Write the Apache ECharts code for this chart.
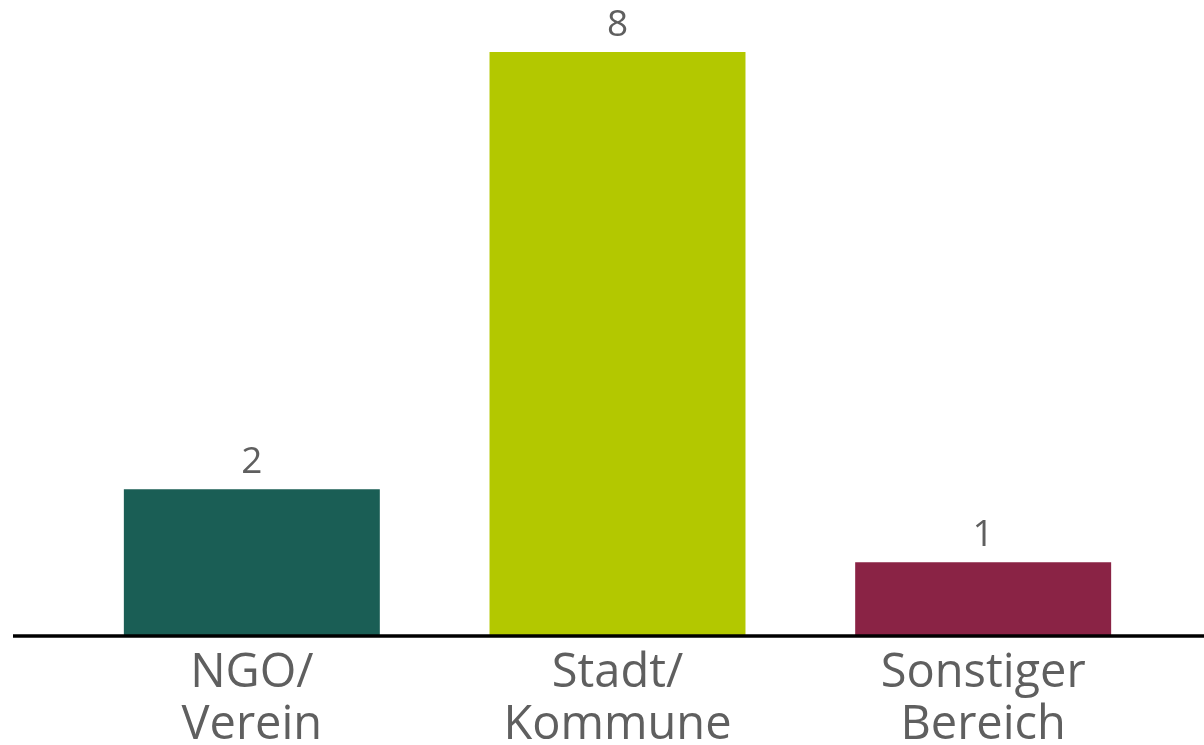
<!DOCTYPE html>
<html><head><meta charset="utf-8">
<script src="https://cdn.jsdelivr.net/npm/echarts@6/dist/echarts.min.js"></script>
<style>html,body{margin:0;padding:0;background:#fff}#c{width:1204px;height:745px}</style>
</head><body><div id="c"></div>
<script>
const categories = ['NGO/\nVerein', 'Stadt/\nKommune', 'Sonstiger\nBereich'];
const values = [2, 8, 1];
const colors = ['#1a5e55', '#b3c800', '#8a2345'];

const chart = echarts.init(document.getElementById('c'));
chart.setOption({
  animation: false,
  grid: { left: 69, right: 38, top: 52, bottom: 110, outerBoundsMode: 'none', containLabel: false },
  xAxis: {
    type: 'category',
    data: categories,
    axisLine: { show: false },
    axisTick: { show: false },
    axisLabel: { color: '#5f5f5f', fontFamily: 'Open Sans', fontSize: 47, lineHeight: 52, margin: 13 }
  },
  yAxis: { type: 'value', min: 0, max: 8, show: false, splitLine: { show: false } },
  series: [{
    type: 'bar',
    barWidth: '70%',
    data: values.map((v, i) => ({ value: v, itemStyle: { color: colors[i] } })),
    label: { show: true, position: 'top', distance: 8, color: '#5f5f5f', fontFamily: 'Open Sans', fontSize: 37 }
  }],
  graphic: [{
    type: 'line', shape: { x1: 13, y1: 636, x2: 1204, y2: 636 },
    style: { stroke: '#000', lineWidth: 3.5 }, z: 10
  }]
});
</script></body></html>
+++++
WHAT IS BEING ASKED: Without the pictures, please reproduce each line of the listing above exactly, from the first one through the line bearing "const colors = ['#1a5e55', '#b3c800', '#8a2345'];".

FINAL RESULT:
Write the Apache ECharts code for this chart.
<!DOCTYPE html>
<html><head><meta charset="utf-8">
<script src="https://cdn.jsdelivr.net/npm/echarts@6/dist/echarts.min.js"></script>
<style>html,body{margin:0;padding:0;background:#fff}#c{width:1204px;height:745px}</style>
</head><body><div id="c"></div>
<script>
const categories = ['NGO/\nVerein', 'Stadt/\nKommune', 'Sonstiger\nBereich'];
const values = [2, 8, 1];
const colors = ['#1a5e55', '#b3c800', '#8a2345'];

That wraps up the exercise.